= Carlos Ferrás Sexto =

Galician geographer and academic

Carlos Ferrás Sexto (Santiago de Compostela, Galicia, 03 October 1965) is a Galician geographer and academic.

Carlos Ferrás is a professor at the Department of Geography of the University of Santiago de Compostela. He is also the director of the Socio-Territorial Research Group and the Centre for Euro-Regional Studies Galicia/North Portugal.
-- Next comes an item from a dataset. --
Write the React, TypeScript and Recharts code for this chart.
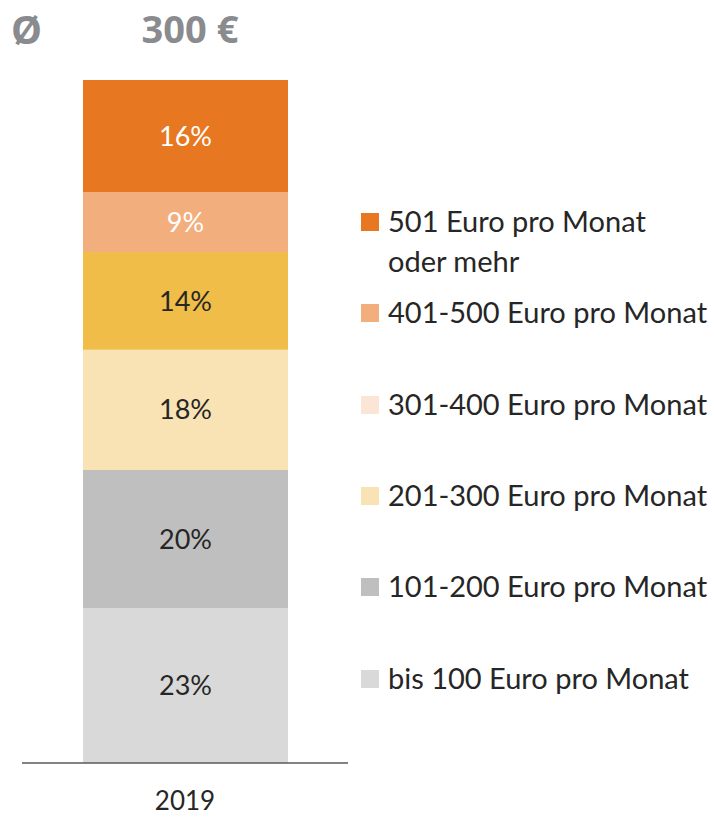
import React from "react";
import { BarChart, Bar, XAxis, YAxis, LabelList } from "recharts";

const categories = ["2019"];
const seriesNames = [
  "bis 100 Euro pro Monat",
  "101-200 Euro pro Monat",
  "201-300 Euro pro Monat",
  "301-400 Euro pro Monat",
  "401-500 Euro pro Monat",
  "501 Euro pro Monat oder mehr",
];
// shares (labels show them rounded)
const seriesValues = [22.7, 20.2, 17.6, 14.3, 8.8, 16.4];
const barColors = ["#D9D9D9", "#BFBFBF", "#F9E3B5", "#F0BD48", "#F2AE7C", "#E87722"];
const labelColors = ["#262626", "#262626", "#262626", "#262626", "#FFFFFF", "#FFFFFF"];
// legend swatches as shown in the reference (top to bottom)
const legendNames = [
  ["501 Euro pro Monat", "oder mehr"],
  ["401-500 Euro pro Monat"],
  ["301-400 Euro pro Monat"],
  ["201-300 Euro pro Monat"],
  ["101-200 Euro pro Monat"],
  ["bis 100 Euro pro Monat"],
];
const legendColors = ["#E87722", "#F2AE7C", "#FBE5D6", "#F9E3B5", "#BFBFBF", "#D9D9D9"];
const legendTops = [0, 91, 183, 274, 365, 457];
const averageLabel = "Ø";
const averageValue = "300 €";

const keys = seriesValues.map((_, i) => "s" + i);
const data = categories.map((c) => {
  const row: any = { cat: c };
  keys.forEach((k, i) => (row[k] = seriesValues[i]));
  return row;
});

const FONT = "Lato, 'Open Sans', sans-serif";
const BOLD_FONT = "'Open Sans', Lato, sans-serif";

const LegendBlock = () => (
  <div style={{ position: "absolute", left: 361, top: 201, width: 350, height: 500, fontFamily: FONT }}>
    {legendNames.map((lines, i) => (
      <div
        key={i}
        style={{ position: "absolute", left: 0, top: legendTops[i], display: "flex", alignItems: "flex-start" }}
      >
        <div style={{ width: 18, height: 18, background: legendColors[i], marginTop: 12, marginRight: 9 }} />
        <div style={{ fontSize: 29, lineHeight: "40px", color: "#262626", whiteSpace: "nowrap" }}>
          {lines.map((l, j) => (
            <div key={j}>{l}</div>
          ))}
        </div>
      </div>
    ))}
  </div>
);

export default function App() {
  return (
    <div style={{ position: "absolute", left: 0, top: 0, width: 715, height: 821, background: "#fff" }}>
      <BarChart
        width={715}
        height={821}
        data={data}
        margin={{ top: 80, right: 367, bottom: 0, left: 22 }}
        barSize={205}
      >
        <XAxis
          dataKey="cat"
          height={58}
          axisLine={{ stroke: "#595959", strokeWidth: 1.5 }}
          tickLine={false}
          tickSize={0}
          tickMargin={29}
          tick={{ fill: "#262626", fontSize: 26, fontFamily: FONT }}
        />
        <YAxis hide domain={[0, 100]} width={0} />
        {keys.map((k, i) => (
          <Bar key={k} dataKey={k} stackId="a" fill={barColors[i]} name={seriesNames[i]} isAnimationActive={false}>
            <LabelList
              dataKey={k}
              position="center"
              formatter={(v: any) => Math.round(Number(v)) + "%"}
              fill={labelColors[i]}
              style={{ fontSize: 27, fontFamily: FONT }}
            />
          </Bar>
        ))}
      </BarChart>
      <div
        style={{
          position: "absolute",
          left: 11,
          top: 2,
          fontFamily: BOLD_FONT,
          fontWeight: 700,
          fontSize: 39,
          color: "#898B8E",
        }}
      >
        {averageLabel}
      </div>
      <div
        style={{
          position: "absolute",
          left: 90,
          width: 200,
          textAlign: "center",
          top: 2,
          fontFamily: BOLD_FONT,
          fontWeight: 700,
          fontSize: 38,
          color: "#898B8E",
        }}
      >
        {averageValue}
      </div>
      <LegendBlock />
    </div>
  );
}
Ferrás Sexto completed his Ph.D. under the supervision of Patrick O'Flanagan, conducting a comparative study on the parallel evolution and rural change between Ireland and Galicia. This work earned him the title of Doctor Europeus. After his Irish experience, and before returning to his native Galicia, further research took him to Mexico, where he taught at the University of Guadalajara.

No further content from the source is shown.